Most influential to this effort at GU was a small group of alumni who called themselves, “The Ducks"10 who worked tirelessly on and off the campus for months to make the dream of a D/deaf president a reality. But their effects were minimal for quite a while on campus as the general consensus among the students, staff, and faculty, even as the selection time neared, continued to be that it didn’t matter if the new president was D/deaf or hearing, as long as he was the most qualified person and one who could to promote Gallaudet University in the world.
It was not until the campus community met for a rally, arranged by the Ducks, shortly before the selection of the new president that the Gallaudet community’s thinking was changed. For an entire afternoon, the rally, led by four student leaders11 who had been selected and trained by the Ducks, moved the participants from one historic spot on campus to another, while numerous D/deaf people presented speeches and told personal stories of their oppression as D/deaf people, while all along making the case for the selection of a D/deaf president for the University and empowering the audience with the strength of their own stories and the possibilities for the future. Bringing together so many like–minded people, all focused on one goal created for them tremendous solidarity and motivation to achieve their goals. As Roslyn Rosen, a Deaf woman and then dean at Gallaudet said of the rally, “Today we have gone from “why" a Deaf president to “why NOT" a Deaf president (Christian & Barnartt, 1995, p. 52)."
After the rally, the campus community began to look to the newly chosen student leaders for direction and inspiration. They had good reason to feel confident that a D/deaf person would be selected as president; two of the three finalists were Deaf men, well known and respected in the Deaf Community.

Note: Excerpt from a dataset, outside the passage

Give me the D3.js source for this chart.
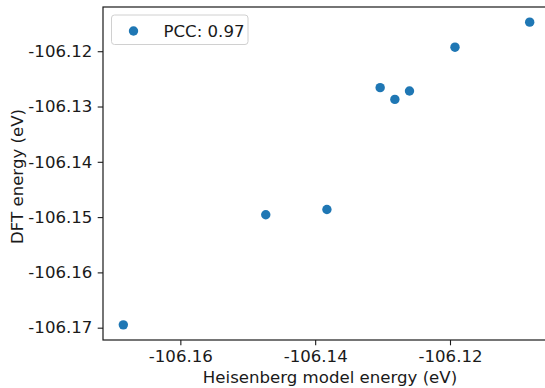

The third finalist, Elizabeth Zinser, was a hearing woman, who, although she was well qualified to be a university president, had no knowledge of sign language or the Deaf Community. A week later, the Gallaudet University Board of Trustees stunned the campus community with their announcement that Elizabeth Zinser had been selected as the 7th president of Gallaudet University. The depth of the disappointment of the campus community became the trigger for the transformation of the Deaf Community. In that moment of the announcement of Zinser as the new president, the community realized that they could not longer be controlled by the authority of hearing people who knew nothing of their lives, their language, or their community.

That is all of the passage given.